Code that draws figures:
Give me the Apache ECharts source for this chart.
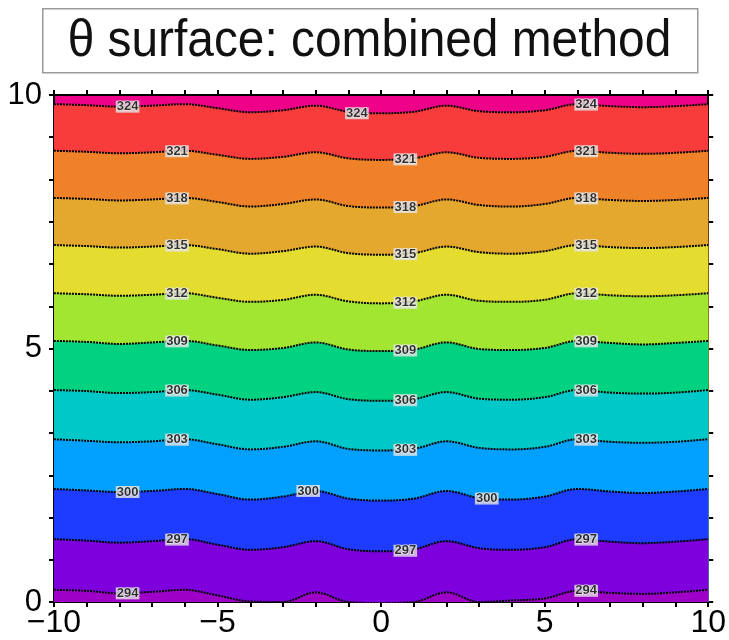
<!DOCTYPE html>
<html><head><meta charset="utf-8">
<script src="https://cdn.jsdelivr.net/npm/echarts@6/dist/echarts.min.js"></script>
<style>html,body{margin:0;padding:0;background:#fff}#c{width:729px;height:640px}</style>
</head><body><div id="c"></div>
<script>
// x positions at which each contour's height was read
const xs = [-10,-9,-8,-7,-6,-5,-4,-3,-2,-1,0,1,2,3,4,5,6,7,8,9,10];

// y position of each θ contour line
const c324 = [9.82,9.80,9.77,9.79,9.82,9.74,9.66,9.70,9.79,9.67,9.64,9.67,9.79,9.68,9.66,9.70,9.82,9.78,9.76,9.78,9.82];
const c321 = [8.90,8.88,8.85,8.87,8.90,8.82,8.74,8.78,8.87,8.75,8.72,8.75,8.87,8.76,8.74,8.78,8.90,8.86,8.84,8.86,8.90];
const c318 = [7.97,7.95,7.92,7.94,7.97,7.89,7.80,7.85,7.94,7.81,7.78,7.81,7.94,7.83,7.80,7.85,7.97,7.93,7.91,7.93,7.97];
const c315 = [7.04,7.02,6.99,7.01,7.04,6.96,6.87,6.92,7.01,6.88,6.85,6.88,7.01,6.90,6.87,6.92,7.04,7.00,6.98,7.00,7.04];
const c312 = [6.09,6.07,6.04,6.06,6.09,6.00,5.92,5.96,6.06,5.93,5.89,5.93,6.06,5.94,5.92,5.96,6.09,6.05,6.03,6.05,6.09];
const c309 = [5.15,5.13,5.09,5.12,5.15,5.06,4.97,5.01,5.12,4.98,4.95,4.98,5.12,4.99,4.97,5.01,5.15,5.11,5.08,5.11,5.15];
const c306 = [4.18,4.16,4.12,4.14,4.18,4.09,3.99,4.04,4.14,4.00,3.97,4.00,4.14,4.01,3.99,4.04,4.18,4.13,4.11,4.13,4.18];
const c303 = [3.21,3.18,3.15,3.17,3.21,3.11,3.01,3.06,3.17,3.02,2.99,3.02,3.17,3.04,3.01,3.06,3.21,3.16,3.14,3.16,3.21];
const c300 = [2.23,2.20,2.17,2.19,2.23,2.13,2.02,2.08,2.19,2.04,2.00,2.04,2.19,2.05,2.02,2.08,2.23,2.18,2.15,2.18,2.23];
const c297 = [1.24,1.21,1.17,1.20,1.24,1.13,1.03,1.08,1.20,1.04,1.00,1.04,1.20,1.06,1.03,1.08,1.24,1.19,1.16,1.19,1.24];
const c294 = [0.24,0.22,0.17,0.20,0.24,0.13,0.01,0.00,0.19,0.00,-0.02,0.00,0.19,0.00,0.03,0.07,0.22,0.18,0.16,0.19,0.24];

const levels = [324,321,318,315,312,309,306,303,300,297,294];
// fill colour of the band just below each level; above 324 uses topColor
const bandColors = ['#f83c3c','#ef8228','#e4a82e','#e5dc30','#a3e632','#00d282','#00c8c8','#00a0ff','#1e3cff','#7e00dc','#9e00c8'];
const topColor = '#ee0088';

// contour labels: value, x, y
const labelVals = [324,324,324, 321,321,321, 318,318,318, 315,315,315, 312,312,312, 309,309,309, 306,306,306, 303,303,303, 300,300,300, 297,297,297, 294,294];
const labelXs  = [-7.75,-0.74,6.27, -6.24,0.74,6.27, -6.24,0.74,6.27, -6.24,0.74,6.27, -6.24,0.74,6.27, -6.24,0.74,6.27, -6.24,0.74,6.27, -6.24,0.74,6.27, -7.75,-2.23,3.23, -6.24,0.74,6.27, -7.75,6.27];
const labelYs  = [9.77,9.64,9.81, 8.89,8.73,8.89, 7.96,7.79,7.96, 7.03,6.86,7.03, 6.08,5.90,6.08, 5.14,4.96,5.14, 4.17,3.98,4.17, 3.20,3.00,3.20, 2.17,2.19,2.04, 1.23,1.01,1.23, 0.17,0.22];

const xTickLabels = [-10,-5,0,5,10];
const yTickLabels = [0,5,10];

const contourData = [c324,c321,c318,c315,c312,c309,c306,c303,c300,c297,c294];

const chart = echarts.init(document.getElementById('c'), null, {renderer:'canvas'});
const FONT = 'Liberation Sans';
const minus = v => String(v).replace('-', '\u2212');

const series = contourData.map((ys, k) => ({
  type: 'line',
  name: String(levels[k]),
  data: xs.map((x, i) => [x, ys[i]]),
  smooth: 0.35,
  symbol: 'none',
  silent: true,
  clip: true,
  lineStyle: {color: '#000', width: 2, type: [2, 1]},
  areaStyle: {color: bandColors[k], opacity: 1, origin: 'start'},
  z: 2
}));

series.push({
  type: 'scatter',
  silent: true,
  symbol: 'rect',
  symbolSize: 2,
  itemStyle: {color: 'rgba(0,0,0,0)'},
  data: labelXs.map((x, i) => ({value: [x, labelYs[i]], name: String(labelVals[i])})),
  label: {
    show: true, position: 'inside',
    formatter: '{b}',
    fontSize: 13, fontWeight: 'bold', fontFamily: FONT, color: '#000',
    textBorderColor: '#fff', textBorderWidth: 1,
    backgroundColor: '#e4e4e4', padding: [0, 1, -1, 1]
  },
  labelLayout: {hideOverlap: false},
  z: 10
});

function xAxisDef(pos, showLabels) {
  return {
    type: 'value', min: -10, max: 10, interval: 5, position: pos,
    axisLine: {show: true, onZero: false, lineStyle: {color: '#000', width: 2}},
    axisTick: {show: true, inside: false, length: 5, lineStyle: {color: '#000', width: 2}},
    minorTick: {show: true, splitNumber: 5, length: 5, lineStyle: {color: '#000', width: 2}},
    splitLine: {show: false}, minorSplitLine: {show: false},
    axisLabel: {show: showLabels, fontSize: 32, color: '#000', margin: 5, fontFamily: FONT,
      showMinLabel: true, showMaxLabel: true,
      formatter: v => xTickLabels.includes(v) ? minus(v) : ''}
  };
}
function yAxisDef(pos, showLabels) {
  return {
    type: 'value', min: 0, max: 10, interval: 5, position: pos,
    axisLine: {show: true, onZero: false, lineStyle: {color: '#000', width: 2}},
    axisTick: {show: true, inside: false, length: 5, lineStyle: {color: '#000', width: 2}},
    minorTick: {show: true, splitNumber: 6, length: 5, lineStyle: {color: '#000', width: 2}},
    splitLine: {show: false}, minorSplitLine: {show: false},
    axisLabel: {show: showLabels, fontSize: 31, color: '#000', margin: 12, fontFamily: FONT,
      showMinLabel: true, showMaxLabel: true,
      formatter: v => yTickLabels.includes(v) ? String(v) : ''}
  };
}

chart.setOption({
  animation: false,
  grid: {left: 54, top: 95, width: 659, height: 507, show: true, backgroundColor: topColor, borderWidth: 0},
  xAxis: [xAxisDef('bottom', true), xAxisDef('top', false)],
  yAxis: [yAxisDef('left', true), yAxisDef('right', false)],
  series: series,
  graphic: [
    {type: 'rect', left: 42, top: 8, shape: {width: 655, height: 64},
     style: {fill: '#fff', stroke: '#9a9a9a', lineWidth: 1.5}},
    {type: 'text', x: 369.5, y: 42, scaleX: 0.92,
     style: {text: '\u03b8 surface: combined method', font: '52px "Liberation Sans"', fill: '#111',
       align: 'center', verticalAlign: 'middle', textAlign: 'center', textVerticalAlign: 'middle'}}
  ]
});
</script>
</body></html>
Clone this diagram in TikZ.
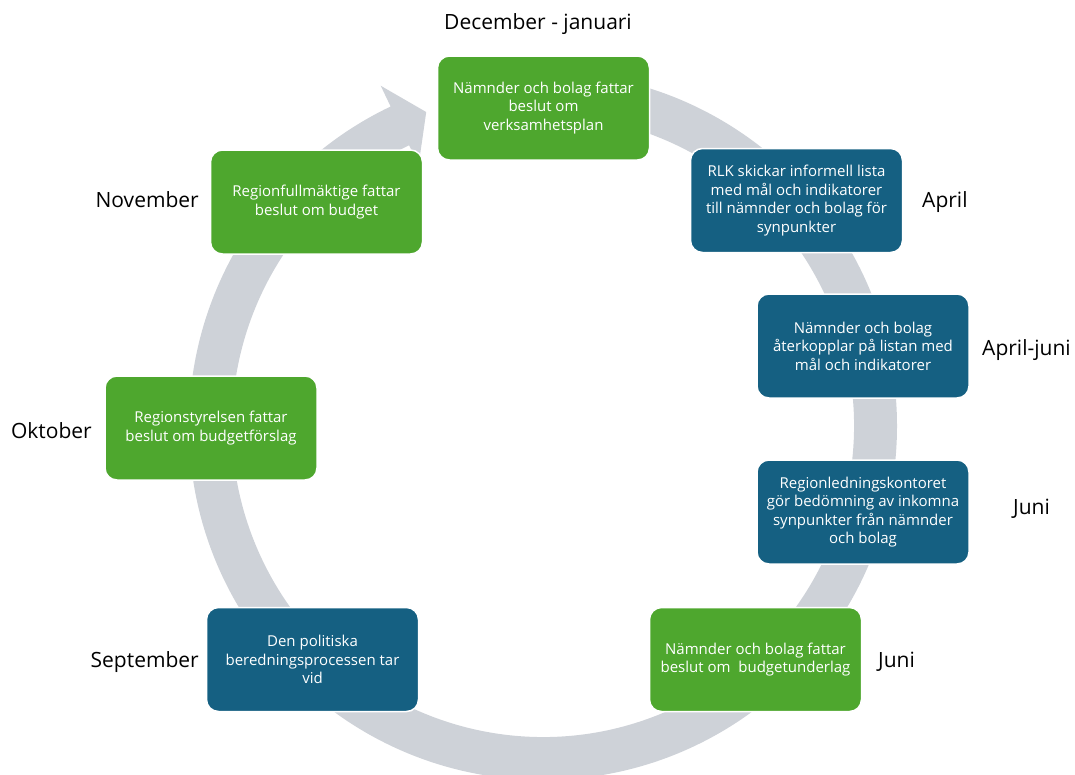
\documentclass[tikz,border=0pt]{standalone}
\usepackage{fontspec}
\setmainfont{Open Sans}
\usetikzlibrary{calc}
\definecolor{ringgray}{RGB}{206,210,216}
\definecolor{boxgreen}{HTML}{4EA72E}
\definecolor{boxblue}{HTML}{156082}
\tikzset{
  stepbox/.style={rounded corners=12pt, draw=white, line width=1.5pt, text=white,
    minimum width=212pt, minimum height=104pt, inner sep=0pt, align=center,
    font=\fontsize{15}{18.5}\selectfont},
  greenbox/.style={stepbox, fill=boxgreen},
  bluebox/.style={stepbox, fill=boxblue},
  monthlabel/.style={inner sep=0pt, font=\fontsize{21}{24}\selectfont, text=black}
}
\begin{document}
\begin{tikzpicture}[x=1pt,y=1pt]
\useasboundingbox (0,0) rectangle (1075,-774);
\coordinate (C) at (543,-426);
% ring with arrow head
\fill[ringgray] ($(C)+(90:354)$) arc[start angle=90, end angle=-244.5, radius=354]
  -- ($(C)+(115.5:377)$) -- ($(C)+(110.4:335)$) -- ($(C)+(115.5:289)$)
  -- ($(C)+(115.5:311)$) arc[start angle=-244.5, end angle=90, radius=311] -- cycle;
% boxes
\node[greenbox] (b1) at (543.5,-108) {Nämnder och bolag fattar\\beslut om\\verksamhetsplan};
\node[bluebox] (b2) at (796.5,-200.5) {RLK skickar informell lista\\med mål och indikatorer\\till nämnder och bolag för\\synpunkter};
\node[bluebox] (b3) at (863,-346) {Nämnder och bolag\\återkopplar på listan med\\mål och indikatorer};
\node[bluebox] (b4) at (863,-512) {Regionledningskontoret\\gör bedömning av inkomna\\synpunkter från nämnder\\och bolag};
\node[greenbox] (b5) at (755.5,-659.5) {Nämnder och bolag fattar\\beslut om\ \ budgetunderlag};
\node[bluebox] (b6) at (312.5,-659.5) {Den politiska\\beredningsprocessen tar\\vid};
\node[greenbox] (b7) at (211,-428) {Regionstyrelsen fattar\\beslut om budgetförslag};
\node[greenbox] (b8) at (316.5,-202) {Regionfullmäktige fattar\\beslut om budget};
% month labels
\node[monthlabel, anchor=base] (l1) at (538,-29) {December - januari};
\node[monthlabel, anchor=base west] (l2) at (922,-207) {April};
\node[monthlabel, anchor=base west] (l3) at (982,-355) {April-juni};
\node[monthlabel, anchor=base west] (l4) at (1013,-514) {Juni};
\node[monthlabel, anchor=base west] (l5) at (878,-667) {Juni};
\node[monthlabel, anchor=base east] (l6) at (199,-667) {September};
\node[monthlabel, anchor=base east] (l7) at (92,-438) {Oktober};
\node[monthlabel, anchor=base east] (l8) at (199,-207) {November};
\end{tikzpicture}
\end{document}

WORK TO BE COMPLETED:
Each line from the top of the material through the line containing "xs = [-10,-9,-8,-7,-6,-5,-4,-3,-2,-1,0,1,2,3,4,5,6,7,8,9,10];" should be reproduced exactly; please drop any images.

FULL RESPONSE:
Give me the Apache ECharts source for this chart.
<!DOCTYPE html>
<html><head><meta charset="utf-8">
<script src="https://cdn.jsdelivr.net/npm/echarts@6/dist/echarts.min.js"></script>
<style>html,body{margin:0;padding:0;background:#fff}#c{width:729px;height:640px}</style>
</head><body><div id="c"></div>
<script>
// x positions at which each contour's height was read
const xs = [-10,-9,-8,-7,-6,-5,-4,-3,-2,-1,0,1,2,3,4,5,6,7,8,9,10];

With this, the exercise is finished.